== Aim ==
Retype all material exactly. Pictures stay out of the copy.

[START OF Data section]

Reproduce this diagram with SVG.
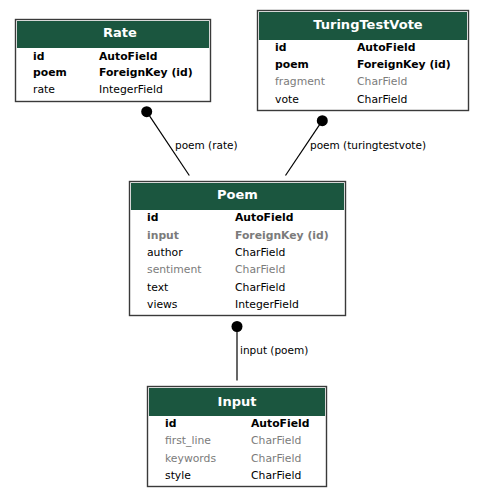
<svg xmlns="http://www.w3.org/2000/svg" width="485" height="497" viewBox="0 0 485 497">
<style>
text{font-family:"DejaVu Sans","Liberation Sans",sans-serif;font-size:10.8px;fill:#000}
.b{font-weight:bold}
.g{fill:#7b7b7b}
.h{font-weight:bold;font-size:13px;fill:#fff;text-anchor:middle}
.box{fill:#fff;stroke:#3a3a3a;stroke-width:1.4}
.hd{fill:#1b563f}
.lbl{font-size:10.5px}
.e{stroke:#000;stroke-width:1.2;fill:none}
</style>
<rect width="485" height="497" fill="#fff"/>
<g id="connectors">
<line class="e" x1="146.7" y1="111.7" x2="189.3" y2="175.5"/>
<circle cx="146.7" cy="111.7" r="5.5"/>
<text class="lbl" x="175" y="149">poem (rate)</text>
<line class="e" x1="322.3" y1="120.7" x2="285.5" y2="175.5"/>
<circle cx="322.3" cy="120.7" r="5.5"/>
<text class="lbl" x="310" y="149">poem (turingtestvote)</text>
<line class="e" x1="237" y1="326.5" x2="237" y2="380.5"/>
<circle cx="237" cy="326.5" r="5.5"/>
<text class="lbl" x="240" y="354">input (poem)</text>
</g>
<g id="Rate">
<rect class="box" x="15.5" y="19.5" width="195" height="82"/>
<rect class="hd" x="17" y="21" width="192" height="27"/>
<text class="h" x="120" y="37">Rate</text>
<text class="b" x="33" y="59.5">id</text><text class="b" x="99" y="59.5">AutoField</text>
<text class="b" x="33" y="76">poem</text><text class="b" x="99" y="76">ForeignKey (id)</text>
<text x="33" y="93">rate</text><text x="99" y="93">IntegerField</text>
</g>
<g id="TuringTestVote">
<rect class="box" x="257.5" y="10.5" width="211" height="100"/>
<rect class="hd" x="259" y="12" width="208" height="28"/>
<text class="h" x="368" y="29">TuringTestVote</text>
<text class="b" x="275" y="51">id</text><text class="b" x="357" y="51">AutoField</text>
<text class="b" x="275" y="68">poem</text><text class="b" x="357" y="68">ForeignKey (id)</text>
<text class="g" x="275" y="85">fragment</text><text class="g" x="357" y="85">CharField</text>
<text x="275" y="103">vote</text><text x="357" y="103">CharField</text>
</g>
<g id="Poem">
<rect class="box" x="129.5" y="181.5" width="216" height="134"/>
<rect class="hd" x="131" y="183" width="213" height="27"/>
<text class="h" x="237.5" y="199">Poem</text>
<text class="b" x="147" y="221">id</text><text class="b" x="235" y="221">AutoField</text>
<text class="b g" x="147" y="239">input</text><text class="b g" x="235" y="239">ForeignKey (id)</text>
<text x="147" y="256">author</text><text x="235" y="256">CharField</text>
<text class="g" x="147" y="273">sentiment</text><text class="g" x="235" y="273">CharField</text>
<text x="147" y="291">text</text><text x="235" y="291">CharField</text>
<text x="147" y="308">views</text><text x="235" y="308">IntegerField</text>
</g>
<g id="Input">
<rect class="box" x="147.5" y="386.5" width="179" height="100"/>
<rect class="hd" x="149" y="388" width="176" height="28"/>
<text class="h" x="237" y="406">Input</text>
<text class="b" x="165" y="427">id</text><text class="b" x="251" y="427">AutoField</text>
<text class="g" x="165" y="444">first_line</text><text class="g" x="251" y="444">CharField</text>
<text class="g" x="165" y="462">keywords</text><text class="g" x="251" y="462">CharField</text>
<text x="165" y="479">style</text><text x="251" y="479">CharField</text>
</g>
</svg>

[END OF Data section]

== Answer to this task ==
Reproduce this diagram with SVG.
<svg xmlns="http://www.w3.org/2000/svg" width="485" height="497" viewBox="0 0 485 497">
<style>
text{font-family:"DejaVu Sans","Liberation Sans",sans-serif;font-size:10.8px;fill:#000}
.b{font-weight:bold}
.g{fill:#7b7b7b}
.h{font-weight:bold;font-size:13px;fill:#fff;text-anchor:middle}
.box{fill:#fff;stroke:#3a3a3a;stroke-width:1.4}
.hd{fill:#1b563f}
.lbl{font-size:10.5px}
.e{stroke:#000;stroke-width:1.2;fill:none}
</style>
<rect width="485" height="497" fill="#fff"/>
<g id="connectors">
<line class="e" x1="146.7" y1="111.7" x2="189.3" y2="175.5"/>
<circle cx="146.7" cy="111.7" r="5.5"/>
<text class="lbl" x="175" y="149">poem (rate)</text>
<line class="e" x1="322.3" y1="120.7" x2="285.5" y2="175.5"/>
<circle cx="322.3" cy="120.7" r="5.5"/>
<text class="lbl" x="310" y="149">poem (turingtestvote)</text>
<line class="e" x1="237" y1="326.5" x2="237" y2="380.5"/>
<circle cx="237" cy="326.5" r="5.5"/>
<text class="lbl" x="240" y="354">input (poem)</text>
</g>
<g id="Rate">
<rect class="box" x="15.5" y="19.5" width="195" height="82"/>
<rect class="hd" x="17" y="21" width="192" height="27"/>
<text class="h" x="120" y="37">Rate</text>
<text class="b" x="33" y="59.5">id</text><text class="b" x="99" y="59.5">AutoField</text>
<text class="b" x="33" y="76">poem</text><text class="b" x="99" y="76">ForeignKey (id)</text>
<text x="33" y="93">rate</text><text x="99" y="93">IntegerField</text>
</g>
<g id="TuringTestVote">
<rect class="box" x="257.5" y="10.5" width="211" height="100"/>
<rect class="hd" x="259" y="12" width="208" height="28"/>
<text class="h" x="368" y="29">TuringTestVote</text>
<text class="b" x="275" y="51">id</text><text class="b" x="357" y="51">AutoField</text>
<text class="b" x="275" y="68">poem</text><text class="b" x="357" y="68">ForeignKey (id)</text>
<text class="g" x="275" y="85">fragment</text><text class="g" x="357" y="85">CharField</text>
<text x="275" y="103">vote</text><text x="357" y="103">CharField</text>
</g>
<g id="Poem">
<rect class="box" x="129.5" y="181.5" width="216" height="134"/>
<rect class="hd" x="131" y="183" width="213" height="27"/>
<text class="h" x="237.5" y="199">Poem</text>
<text class="b" x="147" y="221">id</text><text class="b" x="235" y="221">AutoField</text>
<text class="b g" x="147" y="239">input</text><text class="b g" x="235" y="239">ForeignKey (id)</text>
<text x="147" y="256">author</text><text x="235" y="256">CharField</text>
<text class="g" x="147" y="273">sentiment</text><text class="g" x="235" y="273">CharField</text>
<text x="147" y="291">text</text><text x="235" y="291">CharField</text>
<text x="147" y="308">views</text><text x="235" y="308">IntegerField</text>
</g>
<g id="Input">
<rect class="box" x="147.5" y="386.5" width="179" height="100"/>
<rect class="hd" x="149" y="388" width="176" height="28"/>
<text class="h" x="237" y="406">Input</text>
<text class="b" x="165" y="427">id</text><text class="b" x="251" y="427">AutoField</text>
<text class="g" x="165" y="444">first_line</text><text class="g" x="251" y="444">CharField</text>
<text class="g" x="165" y="462">keywords</text><text class="g" x="251" y="462">CharField</text>
<text x="165" y="479">style</text><text x="251" y="479">CharField</text>
</g>
</svg>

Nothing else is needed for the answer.